The Energy Department’s 2008 estimates for shale gas reserves that
may one day be economically produced stand at 125 trillion cubic
feet, about a seventh of the most optimistic industry
estimates. Jeffrey Little, a department gas analyst, said the
government estimate was based on 2006 data and could increase
after further testing.

"The larger reserves could very well be out there, but their
magnitude is uncertain," he said.

Some industry experts warn that shortages of engineers and rigs,
scarcity of pipelines near some shale fields and fights over land
and water use could slow development in some states.

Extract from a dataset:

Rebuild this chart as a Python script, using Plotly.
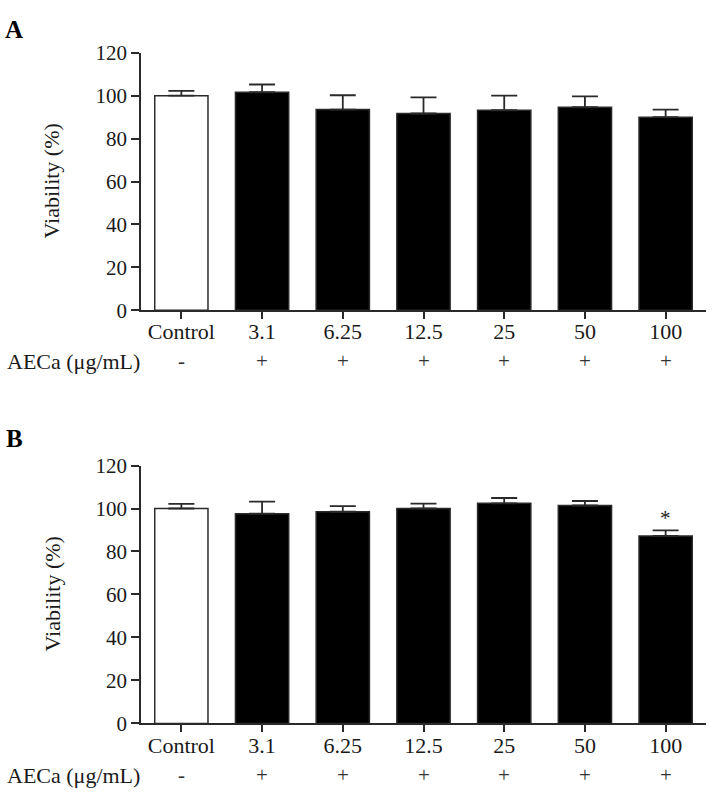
import plotly.graph_objects as go

categories = ["Control", "3.1", "6.25", "12.5", "25", "50", "100"]
treatment = ["-", "+", "+", "+", "+", "+", "+"]
viability_a = [100.0, 101.6, 93.5, 91.7, 93.2, 94.6, 90.0]
error_a = [2.2, 3.6, 6.7, 7.5, 6.8, 5.1, 3.5]
viability_b = [100.0, 97.6, 98.5, 100.0, 102.4, 101.4, 87.2]
error_b = [2.2, 5.6, 2.6, 2.3, 2.5, 2.1, 2.6]
y_ticks = [0, 20, 40, 60, 80, 100, 120]
panel_labels = ["A", "B"]
row_label = "AECa (μg/mL)"
y_title = "Viability (%)"
signif_b = ["", "", "", "", "", "", "*"]

W, H = 712, 803
FONT = "Liberation Serif"
FS = 21
INK = "#1a1a1a"
LINE = "#2a2a2a"

idx = list(range(len(categories)))
fill_colors = ["white"] + ["black"] * (len(categories) - 1)

x_dom = [141 / W, 706 / W]
dom_a = [1 - 307.5 / H, 1 - 42 / H]
dom_b = [1 - 733.3 / H, 1 - 467.5 / H]

fig = go.Figure()

for vals, errs, xa, ya in [(viability_a, error_a, "x", "y"), (viability_b, error_b, "x2", "y2")]:
    fig.add_trace(go.Bar(
        x=idx, y=vals, xaxis=xa, yaxis=ya,
        width=0.66,
        marker=dict(color=fill_colors, line=dict(color=LINE, width=1.5)),
        error_y=dict(type="data", array=errs, arrayminus=[0] * len(errs), symmetric=False,
                     color=LINE, thickness=1.8, width=13),
        showlegend=False, hoverinfo="skip",
    ))

axis_common_x = dict(
    range=[-0.5, 6.5], tickvals=idx, ticktext=categories,
    showline=True, linecolor=LINE, linewidth=1.5,
    ticks="outside", ticklen=7, tickwidth=1.5, tickcolor=LINE,
    tickfont=dict(family=FONT, size=22, color=INK), showgrid=False, zeroline=False,
    ticklabelstandoff=-6,
)
axis_common_y = dict(
    range=[0, 120], tickvals=y_ticks, showline=True, linecolor=LINE, linewidth=1.5,
    ticks="outside", ticklen=8, tickwidth=1.5, tickcolor=LINE,
    tickfont=dict(family=FONT, size=FS, color=INK), showgrid=False, zeroline=False,
)

fig.update_layout(
    width=W, height=H,
    margin=dict(l=0, r=0, t=0, b=0),
    paper_bgcolor="white", plot_bgcolor="white",
    xaxis=dict(domain=x_dom, anchor="y", **axis_common_x),
    yaxis=dict(domain=dom_a, anchor="x", **axis_common_y),
    xaxis2=dict(domain=x_dom, anchor="y2", **axis_common_x),
    yaxis2=dict(domain=dom_b, anchor="x2", **axis_common_y),
)

annotations = []
for lab, ypx in zip(panel_labels, [18, 440]):
    annotations.append(dict(text="<b>%s</b>" % lab, x=14 / W, y=1 - ypx / H, xref="paper", yref="paper",
                            showarrow=False, font=dict(family=FONT, size=25, color="black"),
                            xanchor="center", yanchor="middle"))
for dom in [dom_a, dom_b]:
    annotations.append(dict(text=y_title, x=52 / W, y=(dom[0] + dom[1]) / 2, xref="paper", yref="paper",
                            textangle=-90, showarrow=False, font=dict(family=FONT, size=22, color=INK),
                            xanchor="center", yanchor="middle"))
for xa, ypx in [("x", 360), ("x2", 786.7)]:
    annotations.append(dict(text=row_label, x=5 / W, y=1 - ypx / H, xref="paper", yref="paper",
                            showarrow=False, font=dict(family=FONT, size=22, color=INK),
                            xanchor="left", yanchor="middle"))
    for i, sym in zip(idx, treatment):
        annotations.append(dict(text=sym, x=i, y=1 - ypx / H, xref=xa, yref="paper",
                                showarrow=False, font=dict(family=FONT, size=FS, color="#333"),
                                xanchor="center", yanchor="middle"))
for i, v, e, s in zip(idx, viability_b, error_b, signif_b):
    if s:
        annotations.append(dict(text=s, x=i, y=v + e, xref="x2", yref="y2", showarrow=False,
                                font=dict(family=FONT, size=FS, color=INK),
                                xanchor="center", yanchor="bottom", yshift=-2))

fig.update_layout(annotations=annotations)
fig.write_html("out.html")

In the Marcellus field, drilling and pipeline work must be done
over woody and hilly terrain, and enormous amounts of water are
needed to fracture the shale. Drilling has been halted in places
after local regulators caught companies drawing water from streams
without permits.

"We see natural gas as potentially a very important transitional
fuel, but we can’t use it at the expense of our natural
resources," said Kate Sinding, a senior lawyer for the Natural
Resources Defense Council, who warned that water-intensive
drilling in shale could threaten local water supplies and
aquifers.

Domestic gas production was in decline from the early 1990s to
2005, before production from shale beds and some lesser
unconventional fields led to increases beginning in 2006. In the
meantime, consumption increased by more than 15 percent, satisfied
largely by rising imports.

Prices in recent years soared from less than $2 per thousand cubic
feet in 1999 to more than $13 as recently as last month, before a
precipitous decline in recent weeks. Natural gas closed Friday on
the New York Mercantile Exchange at $7.84 per thousand cubic feet,
the lowest price since Feb. 1.

With the growth of power generation from natural gas, the Energy
Department estimates that gas consumption will increase 3 percent
this year and an additional 1.7 percent in 2009. But that is well
below expected supply increases.

Such increases carry risks. Some in the gas industry fear that if
prices fall too much, producers will pull back on their
investments in drilling and development. "If prices drop much
more," said Mr. Johnson of Carrizo Oil and Gas, "producers will
slow down or at least not be as aggressive."